Rabbi Teitz, a former member of the Presidium of the Union of Orthodox Rabbis of the United States and Canada, said he had made the request through Ephraim Kaplun, head of the Moscow Jewish community. The remaining graves include that of the Chofetz Chaim, regarded as the greatest Talmudic scholar of modern times, who died in 1933.

Rabbi Teitz had reported previously that he had learned from a Moscow source of a visit to the Radin cemetery recently indicating that a tractor had devastated the cemetery, leaving pieces of headstones and monuments strewn over the cemetery area. According to that report, the grave of the Chofetz Chaim had disappeared.


Rabbi Teitz made contact with Kaplun by telephone on Aug. 20 to inform him of the report. Kaplun subsequently informed Rabbi Teitz that, at Kaplun’s request, the Soviet Ministry of Cults had sent a commission to Radin to investigate the reported destruction.

Rabbi Teitz said today he had received a telephone report of the findings of the commission which said that the Jewish cemetery had not been in use since 1942 and the Radin government decided to liquidate it and the five other burial grounds. Kaplun told Rabbi Teitz that the commission was informed that a notice had been placed in the local press in Radin on May 12, announcing plans for the cemetery liquidation and requesting friends and relatives to come to the cemeteries and exhume bodies for re-burial.

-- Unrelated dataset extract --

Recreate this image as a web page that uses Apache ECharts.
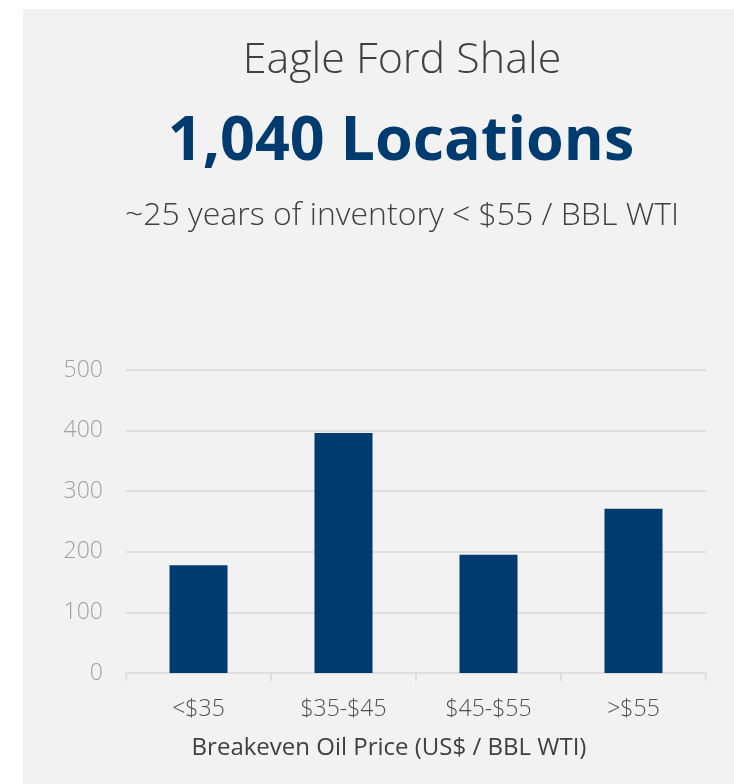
<!DOCTYPE html>
<html>
<head>
<meta charset="utf-8">
<script src="https://cdn.jsdelivr.net/npm/echarts@6/dist/echarts.min.js"></script>
<style>
    html, body { margin: 0; padding: 0; background: #ffffff; }
    #chart { width: 734px; height: 784px; }
</style>
</head>
<body>
<div id="chart"></div>
<script>
var categories = ['<$35', '$35-$45', '$45-$55', '>$55'];
var locations = [178, 396, 195, 271];
var yTicks = [0, 100, 200, 300, 400, 500];

var chart = echarts.init(document.getElementById('chart'));

var fontFamily = '"Open Sans", Lato, sans-serif';
var navy = '#003b6f';

chart.setOption({
    backgroundColor: '#ffffff',
    graphic: [{
        type: 'rect',
        z: -10,
        shape: { x: 23, y: 9, width: 720, height: 790 },
        style: { fill: '#f2f2f2' }
    }],
    title: [{
        text: 'Eagle Ford Shale',
        left: 397,
        top: 34,
        textAlign: 'center',
        textStyle: { fontFamily: fontFamily, fontSize: 43, fontWeight: 300, color: '#404040' }
    }, {
        text: '1,040 Locations',
        left: 396,
        top: 107,
        textAlign: 'center',
        textStyle: { fontFamily: fontFamily, fontSize: 61, fontWeight: 'bold', color: navy }
    }, {
        text: '~25 years of inventory < $55 / BBL WTI',
        left: 397,
        top: 195,
        textAlign: 'center',
        textStyle: { fontFamily: fontFamily, fontSize: 32, fontWeight: 300, color: '#404040' }
    }],
    grid: {
        left: 126,
        right: 28,
        top: 370,
        bottom: 111,
        containLabel: false
    },
    xAxis: {
        type: 'category',
        data: categories,
        name: 'Breakeven Oil Price (US$ / BBL WTI)',
        nameLocation: 'middle',
        nameGap: 63,
        // the label sits left of the plot centre in the original
        nameTextStyle: { fontFamily: fontFamily, fontSize: 24, color: '#404040', padding: [0, 54, 0, 0] },
        axisLine: { lineStyle: { color: '#dedede', width: 2 } },
        axisTick: { show: true, length: 8, lineStyle: { color: '#dedede', width: 2 } },
        axisLabel: { fontFamily: fontFamily, fontSize: 23, fontWeight: 300, color: '#505050', margin: 25 }
    },
    yAxis: {
        type: 'value',
        min: yTicks[0],
        max: yTicks[yTicks.length - 1],
        interval: 100,
        axisLine: { show: false },
        axisTick: { show: false },
        axisLabel: { fontFamily: fontFamily, fontSize: 23, fontWeight: 300, color: '#a0a0a0', margin: 23 },
        splitLine: { lineStyle: { color: '#dedede', width: 2 } }
    },
    series: [{
        type: 'bar',
        data: locations,
        barWidth: '40%',
        itemStyle: { color: navy },
        silent: true
    }]
});
</script>
</body>
</html>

However, Rabbi Teitz said, the announcement attracted little attention and no persons came to the cemeteries to reclaim any bodies, and the Radin city government began the leveling of the cemeteries. Nevertheless, Rabbi Teitz said, when he visited the Jewish cemetery two months ago, he found six graves still untouched. He said Kaplun had informed him those graves remained undisturbed and then he asked Kaplun to seek permission for removal of the six bodies for re-burial.